Published 22 January 2022 The Vice-President, Prof. Yemi Osinbajo, has said the Federal Government will review the current foreign exchange policy
The Vice-President, Prof. Yemi Osinbajo, has said the Federal Government will review the current foreign exchange policy in a bid to stimulate private sector investment.
Osinbajo disclosed this on Friday at the virtual edition of the 2022 World Economic Forum.
He said, “We recently launched an economic development plan to take us through the next four years, and the key features of the plan are to focus on the private sector and how the private sector must move from just a rhetorical engine of growth to the major factor in growth.
“We are going to be focusing a great deal on value addition and productivity.

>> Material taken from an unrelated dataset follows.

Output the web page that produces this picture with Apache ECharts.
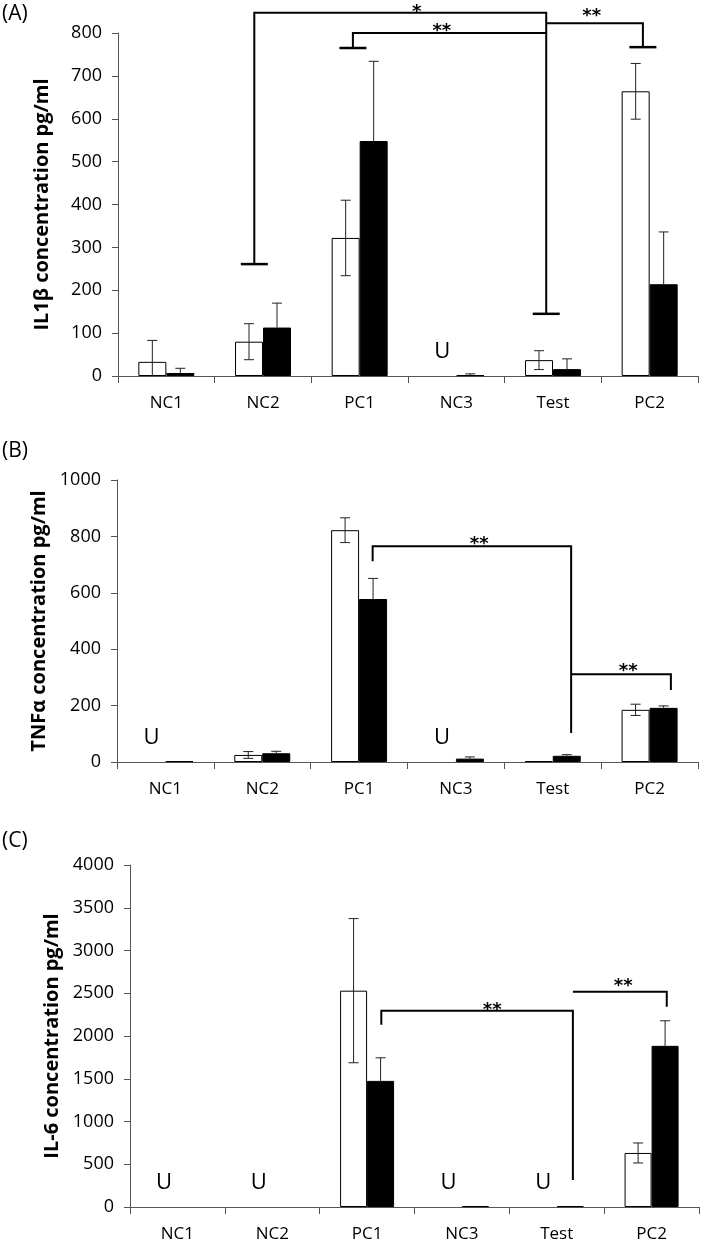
<!DOCTYPE html>
<html><head><meta charset="utf-8">
<script src="https://cdn.jsdelivr.net/npm/echarts@6/dist/echarts.min.js"></script>
<style>html,body{margin:0;padding:0;background:#fff}#c{width:709px;height:1244px}</style>
</head><body><div id="c"></div>
<script>
// ---------- DATA ----------
const categories = ['NC1', 'NC2', 'PC1', 'NC3', 'Test', 'PC2'];

// Panel A : IL1β
const whiteA = [33, 80, 322, 0, 37, 664];
const whiteErrA = [50, 42, 88, 0, 22, 65];
const blackA = [7, 113, 548, 2, 16, 214];
const blackErrA = [11, 57, 186, 3, 24, 122];
const undetectedA = ['NC3'];
const yAxisA = { min: 0, max: 800, interval: 100 };
// brackets: [xStart, xEnd, yLine, yDropStart, yDropEnd, capStart, capEnd]  (x in category units)
const bracketsA = [
  [1.41, 4.43, 847, 261, 145, 1, 1],
  [2.43, 4.43, 800, 765, 800, 1, 0],
  [4.43, 5.43, 823, 823, 767, 0, 1]
];
const starsA = [[3.09, 858, '*'], [3.35, 814, '**'], [4.90, 848, '**']];

// Panel B : TNFα
const whiteB = [0, 25, 822, 0, 3, 185];
const whiteErrB = [0, 12, 44, 0, 0, 20];
const blackB = [3, 31, 578, 12, 22, 192];
const blackErrB = [0, 7, 73, 6, 4, 7];
const undetectedB = ['NC1', 'NC3'];
const yAxisB = { min: 0, max: 1000, interval: 200 };
const bracketsB = [
  [2.64, 4.69, 765, 712, 103, 0, 0],
  [4.69, 5.72, 311, 311, 255, 0, 0]
];
const starsB = [[3.74, 786, '**'], [5.28, 336, '**']];

// Panel C : IL-6
const whiteC = [0, 0, 2530, 0, 0, 632];
const whiteErrC = [0, 0, 843, 0, 0, 117];
const blackC = [0, 0, 1475, 10, 10, 1885];
const blackErrC = [0, 0, 270, 0, 0, 293];
const undetectedC = ['NC1', 'NC2', 'NC3', 'Test'];
const yAxisC = { min: 0, max: 4000, interval: 500 };
const bracketsC = [
  [2.65, 4.67, 2295, 2131, 316, 0, 0],
  [4.67, 5.66, 2518, 2518, 2342, 0, 0]
];
const starsC = [[3.82, 2342, '**'], [5.20, 2623, '**']];

// ---------- LAYOUT / STYLE ----------
const FONT = 'Open Sans';
const panels = [
  { tag: '(A)', tagTop: 4, name: 'IL1β concentration pg/ml', grid: { left: 118, top: 33, width: 580, height: 343 }, bw: 28,
    white: whiteA, whiteErr: whiteErrA, black: blackA, blackErr: blackErrA, und: undetectedA, y: yAxisA, br: bracketsA, st: starsA },
  { tag: '(B)', tagTop: 441, name: 'TNFα concentration pg/ml', grid: { left: 117, top: 480, width: 581, height: 282 }, bw: 28,
    white: whiteB, whiteErr: whiteErrB, black: blackB, blackErr: blackErrB, und: undetectedB, y: yAxisB, br: bracketsB, st: starsB },
  { tag: '(C)', tagTop: 831, name: 'IL-6 concentration pg/ml', grid: { left: 130, top: 865, width: 569, height: 342 }, bw: 27,
    white: whiteC, whiteErr: whiteErrC, black: blackC, blackErr: blackErrC, und: undetectedC, y: yAxisC, br: bracketsC, st: starsC }
];

const AXIS_COLOR = '#555';
const grids = [], xAxes = [], yAxes = [], series = [], graphics = [];
const barValue = v => (v > 0 ? v : '-');

panels.forEach((p, g) => {
  grids.push(Object.assign({ containLabel: false }, p.grid));
  xAxes.push({
    type: 'category', gridIndex: g, data: categories,
    axisLine: { lineStyle: { color: AXIS_COLOR, width: 1 } },
    axisTick: { show: true, length: 7, interval: 0, lineStyle: { color: AXIS_COLOR } },
    axisLabel: { color: '#000', fontFamily: FONT, fontSize: 17, margin: 19, interval: 0 },
    splitLine: { show: false }
  });
  xAxes.push({ type: 'value', gridIndex: g, min: 0, max: 6, show: false });
  yAxes.push({
    type: 'value', gridIndex: g, min: p.y.min, max: p.y.max, interval: p.y.interval,
    name: p.name, nameLocation: 'middle', nameGap: 66,
    nameTextStyle: { color: '#000', fontFamily: FONT, fontWeight: 'bold', fontSize: 20 },
    axisLine: { show: true, lineStyle: { color: AXIS_COLOR, width: 1 } },
    axisTick: { show: true, length: 6, lineStyle: { color: AXIS_COLOR } },
    axisLabel: { color: '#000', fontFamily: FONT, fontSize: 18, margin: 16, formatter: v => String(v) },
    splitLine: { show: false }
  });
  graphics.push({ type: 'text', left: 2, top: p.tagTop, style: { text: p.tag, fontFamily: FONT, fontSize: 21, fill: '#000' } });

  const xi = 2 * g;
  series.push({
    type: 'bar', xAxisIndex: xi, yAxisIndex: g, data: p.white.map(barValue), barWidth: p.bw, barGap: '0%',
    itemStyle: { color: '#fff', borderColor: '#000', borderWidth: 1 }, silent: true, z: 2
  });
  series.push({
    type: 'bar', xAxisIndex: xi, yAxisIndex: g, data: p.black.map(barValue), barWidth: p.bw, barGap: '0%',
    itemStyle: { color: '#000', borderColor: '#000', borderWidth: 1 }, silent: true, z: 2
  });
  // error bars (lower half of black-bar error bars is hidden inside the black bar)
  const errData = [];
  categories.forEach((c, i) => {
    errData.push([i, p.white[i], p.whiteErr[i], -1]);
    errData.push([i, p.black[i], p.blackErr[i], 1]);
  });
  const bw = p.bw;
  series.push({
    type: 'custom', xAxisIndex: xi, yAxisIndex: g, data: errData, z: 5, silent: true, clip: false,
    encode: { x: 0, y: 1 },
    renderItem: (params, api) => {
      const idx = api.value(0), m = api.value(1), e = api.value(2), side = api.value(3);
      if (!e) return null;
      const base = api.coord([idx, m]);
      const x = base[0] + side * bw / 2;
      const top = api.coord([idx, m + e])[1];
      const lowV = m - e;
      const bot = side > 0 ? base[1] : api.coord([idx, Math.max(0, lowV)])[1];
      const st = { stroke: '#222', lineWidth: 1 };
      const ch = [{ type: 'line', shape: { x1: x, y1: top, x2: x, y2: bot }, style: st },
                  { type: 'line', shape: { x1: x - 5, y1: top, x2: x + 5, y2: top }, style: st }];
      if (side < 0 && lowV > 0) ch.push({ type: 'line', shape: { x1: x - 5, y1: bot, x2: x + 5, y2: bot }, style: st });
      return { type: 'group', children: ch };
    }
  });
  // undetected "U"
  series.push({
    type: 'custom', xAxisIndex: xi, yAxisIndex: g, silent: true, z: 6, clip: false,
    data: p.und.map(n => [categories.indexOf(n), 0]),
    encode: { x: 0, y: 1 },
    renderItem: (params, api) => {
      const pt = api.coord([api.value(0), 0]);
      return { type: 'text', style: { text: 'U', x: pt[0] - bw / 2, y: pt[1] - 13, fontFamily: FONT, fontSize: 22,
        fill: '#000', textAlign: 'center', textVerticalAlign: 'bottom' } };
    }
  });
  // significance brackets
  series.push({
    type: 'custom', xAxisIndex: xi + 1, yAxisIndex: g, data: p.br, z: 8, silent: true, clip: false,
    encode: { x: [0, 1], y: [2, 3, 4] },
    renderItem: (params, api) => {
      const x1 = api.value(0), x2 = api.value(1), y = api.value(2), y1 = api.value(3), y2 = api.value(4);
      const a = api.coord([x1, y]), b = api.coord([x2, y]), a2 = api.coord([x1, y1]), b2 = api.coord([x2, y2]);
      const ls = { stroke: '#000', lineWidth: 2, fill: 'none' };
      const ch = [{ type: 'polyline', shape: { points: [a2, a, b, b2] }, style: ls }];
      const cs = { stroke: '#000', lineWidth: 2.5 };
      if (api.value(5)) ch.push({ type: 'line', shape: { x1: a2[0] - 13.5, y1: a2[1], x2: a2[0] + 13.5, y2: a2[1] }, style: cs });
      if (api.value(6)) ch.push({ type: 'line', shape: { x1: b2[0] - 13.5, y1: b2[1], x2: b2[0] + 13.5, y2: b2[1] }, style: cs });
      return { type: 'group', children: ch };
    }
  });
  const stars = p.st;
  series.push({
    type: 'custom', xAxisIndex: xi + 1, yAxisIndex: g, data: stars.map(s => [s[0], s[1]]), z: 9, silent: true, clip: false,
    encode: { x: 0, y: 1 },
    renderItem: (params, api) => {
      const pt = api.coord([api.value(0), api.value(1)]);
      return { type: 'text', style: { text: stars[params.dataIndex][2], x: pt[0], y: pt[1] + 4, fontFamily: 'DejaVu Sans',
        fontWeight: 'bold', fontSize: 18, fill: '#000', textAlign: 'center', textVerticalAlign: 'middle' } };
    }
  });
});

const chart = echarts.init(document.getElementById('c'), null, { renderer: 'canvas' });
chart.setOption({
  backgroundColor: '#fff',
  animation: false,
  grid: grids, xAxis: xAxes, yAxis: yAxes, series: series, graphic: graphics
});
</script></body></html>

We are going to be focusing also on ensuring that the private sector is unleashed to be able to do what it is required to do.

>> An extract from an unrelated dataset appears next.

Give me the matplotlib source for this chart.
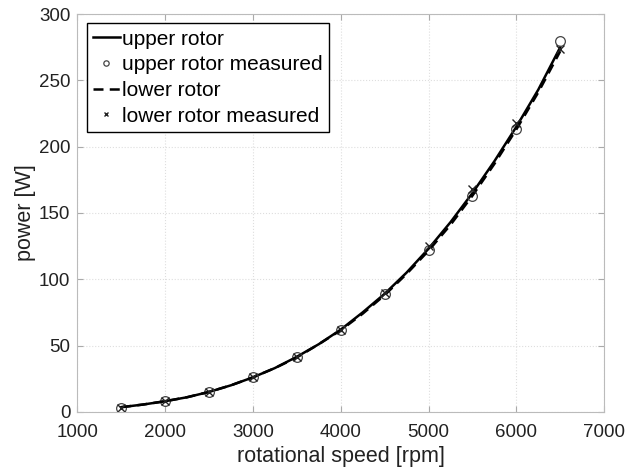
import matplotlib
matplotlib.use('Agg')
import matplotlib.pyplot as plt

# measured speeds [rpm] and power [W]
speed = [1500, 2000, 2500, 3000, 3500, 4000, 4500, 5000, 5500, 6000, 6500]
upper_meas = [3, 8, 15, 26, 41, 62, 89, 122, 163, 213, 280]
lower_meas = [3, 8, 15, 26, 41, 62, 90, 125, 168, 218, 274]

speed_fit = [1500, 1750, 2000, 2250, 2500, 2750, 3000, 3250, 3500, 3750, 4000,
             4250, 4500, 4750, 5000, 5250, 5500, 5750, 6000, 6250, 6500]
upper_fit = [3.5, 5.5, 8, 11, 15, 20, 26, 33, 41.5, 51, 62,
             75, 89, 105, 123, 143, 165, 189, 215, 243, 275]
lower_fit = [3.5, 5.5, 8, 11, 15, 20, 26, 33, 41, 51, 61.5,
             74, 88, 104, 121.5, 141, 163, 187, 213, 241, 272]

plt.rcParams['font.family'] = ['Liberation Sans', 'DejaVu Sans']

fig = plt.figure(figsize=(6.38, 4.68), dpi=100)
ax = fig.add_axes([0.121, 0.12, 0.826, 0.85])

ax.plot(speed_fit, upper_fit, color='black', lw=1.8, label='upper rotor')
ax.plot(speed, upper_meas, ls='none', marker='o', ms=7, mfc='none', mec='#444444',
        mew=0.9, label='upper rotor measured')
ax.plot(speed_fit, lower_fit, color='black', lw=1.8, ls=(0, (4, 2.5)), label='lower rotor')
ax.plot(speed, lower_meas, ls='none', marker='x', ms=5.5, mec='#222222', mew=1.0,
        label='lower rotor measured')

ax.set_xlim(1000, 7000)
ax.set_ylim(0, 300)
ax.set_xticks(range(1000, 7001, 1000))
ax.set_yticks(range(0, 301, 50))
ax.grid(True, color='#dedede', lw=0.8, ls=':')
ax.set_axisbelow(True)
ax.tick_params(direction='in', top=True, right=True, length=4, color='#aaaaaa',
               labelsize=13.5, labelcolor='#222222')
ax.tick_params(axis='x', pad=9)
ax.tick_params(axis='y', pad=5)
for s in ax.spines.values():
    s.set_color('#bbbbbb')
    s.set_linewidth(0.8)

ax.set_xlabel('rotational speed [rpm]', fontsize=15.5, color='#222222', labelpad=3)
ax.set_ylabel('power [W]', fontsize=15.5, color='#222222', labelpad=2)

leg = ax.legend(loc='upper left', fontsize=15, handlelength=1.3, handletextpad=0.1,
                borderpad=0.3, labelspacing=0.32, fancybox=False, framealpha=1,
                borderaxespad=0.45, markerscale=0.55)
leg.get_frame().set_edgecolor('black')
leg.get_frame().set_linewidth(1.0)

fig.savefig('out.png', dpi=100, facecolor='white')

“That would involve to a very good extent reviewing foreign exchange policy, ensuring that we allow the market to play a greater role in foreign exchange policy, which we believe would be important for foreign investment and local investment as well.”

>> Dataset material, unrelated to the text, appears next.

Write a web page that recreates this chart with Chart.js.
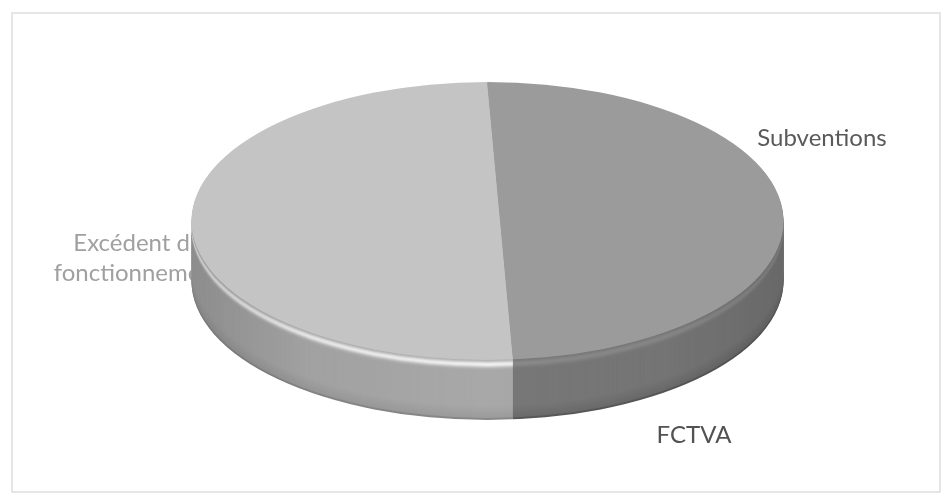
<!DOCTYPE html>
<html>
<head>
<meta charset="utf-8">
<script src="https://cdn.jsdelivr.net/npm/chart.js@4/dist/chart.umd.min.js"></script>
<style>
  html, body { margin: 0; padding: 0; background: #ffffff; }
  canvas { display: block; }
</style>
</head>
<body>
<canvas id="c" width="944" height="499"></canvas>
<script>
// Répartition des recettes d'investissement (en %)
const categories = ['Subventions', 'FCTVA', 'Excédent de fonctionnement'];
const shares = [50, 0, 50];
const labelLines = [['Subventions'], ['FCTVA'], ['Excédent de', 'fonctionnement']];

// Greys for the top faces, the side walls and the label text
const topColours = ['#9b9b9b', '#8a8a8a', '#c4c4c4'];
const sideBase = [120, 110, 168];
const sideGlow = [18, 18, 72];
const labelColours = ['#5a5a5a', '#525252', '#a0a0a0'];

// Disc outline on screen (centre, half-axes, wall height). The wedges meet at
// the pie's own centre, set a little right of the outline centre to mimic the
// perspective of the view.
const DISC = { cx: 487.5, cy: 221, rx: 296, ry: 139, depth: 60 };
const FIRST_ANGLE = -2.5;

// Where each label sits (centre of the text block)
const LABEL_POS = [
  { x: 822, y: 138 },
  { x: 694, y: 435 },
  { x: 138, y: 258 }
];
const LABEL_FONT = '24px Lato, "Open Sans", sans-serif';
const LABEL_LINE = 30;

function grey(v) {
  v = Math.max(0, Math.min(255, Math.round(v)));
  return `rgb(${v},${v},${v})`;
}

// Wall shade at a given depth below the rim: bright bevel just under the rim,
// slightly darker towards the bottom edge.
function wallShade(i, d, depth) {
  const glow = sideGlow[i] * Math.exp(-Math.pow((d - 5) / 3, 2));
  const t = Math.max(0, (d - (depth - 14)) / 14);
  const dark = 14 * t + (d >= depth - 1 ? 18 : 0);
  return grey(sideBase[i] + glow - dark);
}

function outline(ctx, dy) {
  ctx.beginPath();
  ctx.ellipse(DISC.cx, DISC.cy + dy, DISC.rx, DISC.ry, 0, 0, Math.PI * 2);
}

const frame = {
  id: 'frame',
  beforeDraw(chart) {
    const ctx = chart.ctx;
    ctx.save();
    ctx.fillStyle = '#ffffff';
    ctx.fillRect(0, 0, chart.width, chart.height);
    ctx.strokeStyle = '#dedede';
    ctx.lineWidth = 1.5;
    ctx.strokeRect(12, 13, 928, 479);
    ctx.restore();
  }
};

const tiltedPie = {
  id: 'tiltedPie',
  beforeDatasetsDraw(chart) {
    const ctx = chart.ctx;
    const arcs = chart.getDatasetMeta(0).data;
    const ax = arcs[0].x, ay = arcs[0].y, r = arcs[0].outerRadius;
    const { cx, cy, rx, ry, depth } = DISC;
    const reach = 1.25; // wedges overshoot the outline, which clips them

    // labels go underneath the disc
    ctx.save();
    ctx.font = LABEL_FONT;
    ctx.textAlign = 'center';
    ctx.textBaseline = 'middle';
    labelLines.forEach((lines, i) => {
      ctx.fillStyle = labelColours[i];
      const p = LABEL_POS[i];
      const y0 = p.y - (lines.length - 1) * LABEL_LINE / 2;
      lines.forEach((s, k) => ctx.fillText(s, p.x, y0 + k * LABEL_LINE));
    });
    ctx.restore();

    // side walls: stacked copies of every wedge, deepest first
    for (let d = depth; d >= 1; d--) {
      ctx.save();
      outline(ctx, d);
      ctx.clip();
      arcs.forEach((arc, i) => {
        const a = arc.startAngle, b = arc.endAngle;
        if (b - a <= 0) return;
        ctx.beginPath();
        ctx.moveTo(ax, ay + d);
        ctx.ellipse(ax, ay + d, rx * reach, ry * reach, 0, a, b);
        ctx.closePath();
        ctx.fillStyle = wallShade(i, d, depth);
        ctx.fill();
      });
      ctx.restore();
    }

    // darker towards the left and right ends of the wall
    ctx.save();
    ctx.beginPath();
    ctx.ellipse(cx, cy, rx, ry, 0, 0, Math.PI);
    ctx.lineTo(cx - rx, cy + depth);
    ctx.ellipse(cx, cy + depth, rx, ry, 0, Math.PI, 0, true);
    ctx.closePath();
    const g = ctx.createLinearGradient(cx - rx, 0, cx + rx, 0);
    g.addColorStop(0, 'rgba(0,0,0,0.16)');
    g.addColorStop(0.2, 'rgba(0,0,0,0.04)');
    g.addColorStop(0.5, 'rgba(0,0,0,0)');
    g.addColorStop(0.8, 'rgba(0,0,0,0.03)');
    g.addColorStop(1, 'rgba(0,0,0,0.12)');
    ctx.fillStyle = g;
    ctx.fill();
    ctx.restore();

    // top faces: the library's own arcs, squashed into the tilted outline
    ctx.save();
    outline(ctx, 0);
    ctx.clip();
    ctx.translate(ax, ay);
    ctx.scale(reach * rx / r, reach * ry / r);
    ctx.translate(-ax, -ay);
  },
  afterDatasetsDraw(chart) {
    chart.ctx.restore();
  }
};

new Chart(document.getElementById('c'), {
  type: 'pie',
  data: {
    labels: categories,
    datasets: [{
      data: shares,
      backgroundColor: topColours,
      borderWidth: 0
    }]
  },
  options: {
    responsive: false,
    animation: false,
    devicePixelRatio: 1,
    rotation: FIRST_ANGLE,
    layout: { padding: { left: 360, right: 304, top: 81, bottom: 138 } },
    plugins: {
      legend: { display: false },
      tooltip: { enabled: false }
    }
  },
  plugins: [frame, tiltedPie]
});
</script>
</body>
</html>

Osinbajo added that the government would also focus on the technology sector of the nation.
He said, “We very strongly are looking at areas of technology; in the past six years, we have witnessed tremendous growth in the technology sector. As I mentioned earlier, we have six unicorns, businesses that have valuations of over a billion dollars.
“Despite all of the constraints and two recessions in six years, we’ve had these companies come into their own. So, we think that technology is going to be very big as regards investment.”
He said the government would make investment in infrastructure, roads, rails, power, and had initiated a fund, which it hoped would catalyse a lot of the investments in infrastructure.
Osinbajo said, “We are also looking at manufacturing and the agricultural value chain, and we are looking at various investments in these areas. But the key for us is what the private sector needs to contribute.
“As a matter of fact in our economic development plan, we expect that the overall financial requirement to achieve our aim will be something in the order of N348tn, of which the public sector will contribute 14 per cent, and the private sector will contribute 86 per cent.
“So, we are really betting heavily on our private sector. Which is why creating the enabling environment for the private sector to thrive is a priority for us in every way.”